Sissi Seifert is leerkracht en coach bij Tijd Voor Mij. Samen met een vriendin is ze ook een modelijn voor communicanten aan het opzetten. Deze creatieve bezige bij heeft uiteraard een powersong op haar playlist staan: ‘Wiezeddegij’ van Stijn. 

 

Waar heb je ‘Wiezeddegij?’ voor het eerst gehoord?

Sissi: “Net voor de aanleg van Park Spoor Noord in Antwerpen werd er op die plek een megafuif gegeven. Dat was voor Antwerpenaren toen echt het evenement van de eeuw. Dat terrein stond toen nog vol hangars, stationnetjes en opbergplaatsen, de ideale setting dus voor een fuif. Stijn kwam daar zingen, en ik was meteen helemaal weg van ‘Wiezeddegij’, ik kreeg daar zo veel energie van! De volgende dag ben ik meteen op de fiets gesprongen om zijn CD te kopen. Als ik nu iets moet doen waar ik geen zin in heb, zoals poetsen bijvoorbeeld, dan zet ik dat nummer op, en dan gaat het vanzelf.”

 

Waarom spreekt dit nummer je zo aan?

“Op het eerste zicht lijkt het misschien een erg eenvoudige tekst, maar ‘wie zijde gij?’ vind ik een heel boeiende vraag. Het antwoord daarop houdt mij al mijn hele leven bezig. Ken je die typische voorstelrondjes, waarbij mensen aan de groep moeten vertellen hoe ze heten en waar ze vandaan komen? Ik zou dat helemaal anders aanpakken, want ik vind dat die cliché-vragen als ‘hoe heet je’ en ‘waar kom je vandaan eigenlijk weinig zeggen over wie je echt bent. Zelf heb ik bijvoorbeeld al heel veel boeken gekregen over keizerin Sissi, maar het is mijn moeder die mijn naam gekozen heeft en een fan is van keizerin Sissi, niet ik.”

 

“Toen we op de lagere school leerden over het woord ‘bakermat’, zei onze leraar: “Dat is waar je vandaan komt, dat is je oorsprong”. Mijn vader is op zijn 17de uit Oost-Duitsland gevlucht en heeft toen een tijd in een vluchtelingenkamp gezeten. Dat is dus waar een deel van mijn familie vandaan komt, maar op welke manier zegt dat iets over mij als persoon? Het is wel zo dat ik nu bij Tijd Voor Mij met politiek vluchtelingen werk, dus daar voel ik wel een verbinding.”

 

“Mijn moeder komt uit Ham-Kwaadmechelen, dat is een klein dorpje in Limburg. Toen ik zes was, verhuisden we naar Antwerpen. Ik ging dus tijdens de week in Antwerpen naar school, en bracht mijn weekends in Ham door, waar ik niet zoveel vrienden had. Ik dacht dus vaak: wie ben ik eigenlijk? Wanneer we op school over de Tweede Wereldoorlog leerden, dan leek het alsof ik daar iets mee te maken had, maar ik ben niet Duits. Ik voelde me ook niet echt thuis in Ham, en in Antwerpen miste ik alle leuke dingen tijdens het weekend. Had mijn afkomst dan wel te maken met wie ik was?” 

 

Welke vragen zou jij stellen tijdens een voorstelrondje?
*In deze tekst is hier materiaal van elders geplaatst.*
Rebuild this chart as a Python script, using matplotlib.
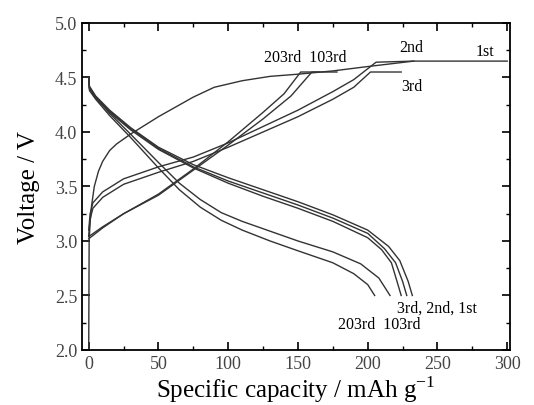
import numpy as np
import matplotlib.pyplot as plt
from matplotlib.ticker import MultipleLocator

plt.rcParams['font.family'] = ['Liberation Serif', 'DejaVu Serif']
plt.rcParams['mathtext.fontset'] = 'custom'
plt.rcParams['mathtext.rm'] = 'Liberation Serif'

# charge curves (capacity mAh/g, voltage V)
ch1_x = [0, 0.3, 1, 2, 4, 7, 10, 15, 20, 30, 50, 75, 90, 110, 130, 150, 175, 200, 233, 300]
ch1_v = [2.0, 3.0, 3.17, 3.32, 3.5, 3.64, 3.73, 3.83, 3.89, 3.98, 4.14, 4.32, 4.41, 4.47, 4.51, 4.53, 4.56, 4.6, 4.65, 4.65]
ch2_x = [0, 1, 3, 10, 25, 50, 75, 100, 125, 150, 175, 190, 206, 233]
ch2_v = [3.1, 3.25, 3.35, 3.45, 3.57, 3.68, 3.77, 3.9, 4.05, 4.2, 4.37, 4.48, 4.64, 4.65]
ch3_x = [0, 1, 3, 10, 25, 50, 75, 100, 125, 150, 175, 190, 202, 224]
ch3_v = [3.05, 3.2, 3.3, 3.4, 3.52, 3.63, 3.73, 3.86, 4.0, 4.14, 4.3, 4.41, 4.55, 4.55]
ch103_x = [0, 10, 25, 50, 75, 100, 125, 145, 160, 178]
ch103_v = [3.04, 3.13, 3.25, 3.42, 3.65, 3.88, 4.12, 4.33, 4.55, 4.55]
ch203_x = [0, 10, 25, 50, 75, 100, 125, 140, 152, 165]
ch203_v = [3.02, 3.12, 3.25, 3.43, 3.66, 3.91, 4.18, 4.35, 4.55, 4.55]

# discharge curves
dc1_x = [0, 0.5, 5, 15, 30, 50, 75, 100, 125, 150, 175, 200, 215, 223, 229, 232]
dc1_v = [4.5, 4.42, 4.33, 4.2, 4.04, 3.86, 3.7, 3.58, 3.47, 3.36, 3.24, 3.1, 2.95, 2.82, 2.63, 2.5]
dc2_x = [0, 0.5, 5, 15, 30, 50, 75, 100, 125, 150, 175, 200, 212, 220, 225, 228]
dc2_v = [4.5, 4.41, 4.32, 4.19, 4.03, 3.85, 3.68, 3.55, 3.44, 3.33, 3.21, 3.07, 2.93, 2.8, 2.63, 2.5]
dc3_x = [0, 0.5, 5, 15, 30, 50, 75, 100, 125, 150, 175, 200, 210, 217, 221, 224]
dc3_v = [4.5, 4.4, 4.31, 4.18, 4.02, 3.84, 3.67, 3.53, 3.41, 3.3, 3.18, 3.03, 2.92, 2.8, 2.63, 2.5]
dc103_x = [0, 0.5, 5, 15, 30, 50, 65, 80, 95, 110, 130, 150, 175, 195, 208, 216]
dc103_v = [4.5, 4.4, 4.32, 4.17, 3.98, 3.72, 3.53, 3.38, 3.26, 3.18, 3.09, 3.0, 2.9, 2.79, 2.66, 2.5]
dc203_x = [0, 0.5, 5, 15, 30, 50, 65, 80, 95, 110, 130, 150, 175, 190, 200, 205]
dc203_v = [4.5, 4.38, 4.3, 4.15, 3.95, 3.67, 3.47, 3.31, 3.19, 3.1, 3.0, 2.91, 2.8, 2.7, 2.6, 2.5]

fig = plt.figure(figsize=(5.34, 4.06), dpi=100)
ax = fig.add_axes([0.1536, 0.1355, 0.8014, 0.8055])

lc = '#333333'
for xs, vs in [(ch1_x, ch1_v), (ch2_x, ch2_v), (ch3_x, ch3_v), (ch103_x, ch103_v), (ch203_x, ch203_v),
               (dc1_x, dc1_v), (dc2_x, dc2_v), (dc3_x, dc3_v), (dc103_x, dc103_v), (dc203_x, dc203_v)]:
    ax.plot(xs, vs, color=lc, lw=1.0)

ax.set_xlim(-4.8, 302)
ax.set_ylim(2.0, 5.0)
ax.xaxis.set_major_locator(MultipleLocator(50))
ax.xaxis.set_minor_locator(MultipleLocator(25))
ax.yaxis.set_major_locator(MultipleLocator(0.5))
ax.yaxis.set_minor_locator(MultipleLocator(0.25))
ax.yaxis.set_major_formatter(plt.FuncFormatter(lambda v, p: '%.1f' % v))
ax.tick_params(which='both', direction='in', top=True, right=True, labelsize=13, labelcolor='#444444')
ax.tick_params(which='major', length=6, width=1.2)
ax.tick_params(which='minor', length=3, width=1.0)
for s in ax.spines.values():
    s.set_linewidth(1.3)

ax.set_xlabel('Specific capacity / mAh g$^{-1}$', fontsize=18, labelpad=1)
ax.set_ylabel('Voltage / V', fontsize=18, labelpad=11)

fs = 11.5
ax.text(155, 4.69, '203rd  103rd', fontsize=fs, ha='center', va='center')
ax.text(231, 4.78, '2nd', fontsize=fs, ha='center', va='center')
ax.text(284, 4.74, '1st', fontsize=fs, ha='center', va='center')
ax.text(232, 4.42, '3rd', fontsize=fs, ha='center', va='center')
ax.text(250, 2.39, '3rd, 2nd, 1st', fontsize=fs, ha='center', va='center')
ax.text(208, 2.24, '203rd  103rd', fontsize=fs, ha='center', va='center')

fig.savefig('out.png', dpi=100)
“Deze twee dingen zou ik willen weten: ‘Waar ben je trots op?’ en ‘Hoe ziet je ideale dag eruit?’ Als er bijvoorbeeld een vrouw in een van mijn lessen vertelt dat ze trots is dat ze haar naam kan schrijven, dan kom je uit bij haar levensverhaal. Want ze komt uit Afghanistan, waar ze niet mocht leren schrijven. Dat zegt veel meer over haar.”

 

“Het zijn ook twee vragen die mensen niet voor het blok zetten. Ik durf mensen bijvoorbeeld niet meer vragen of ze kinderen hebben, want dan krijg je als antwoord soms dat hun kinderen gestorven zijn of dat ze hen hebben moeten achterlaten. Het is dus een beter idee om te vragen hoe hun ideale dag eruit ziet. Mensen die kinderen hebben, vermelden dat dan vaak in hun antwoord, en daarmee weet je het ook, naast nog heel wat andere informatie over wat hen echt typeert.”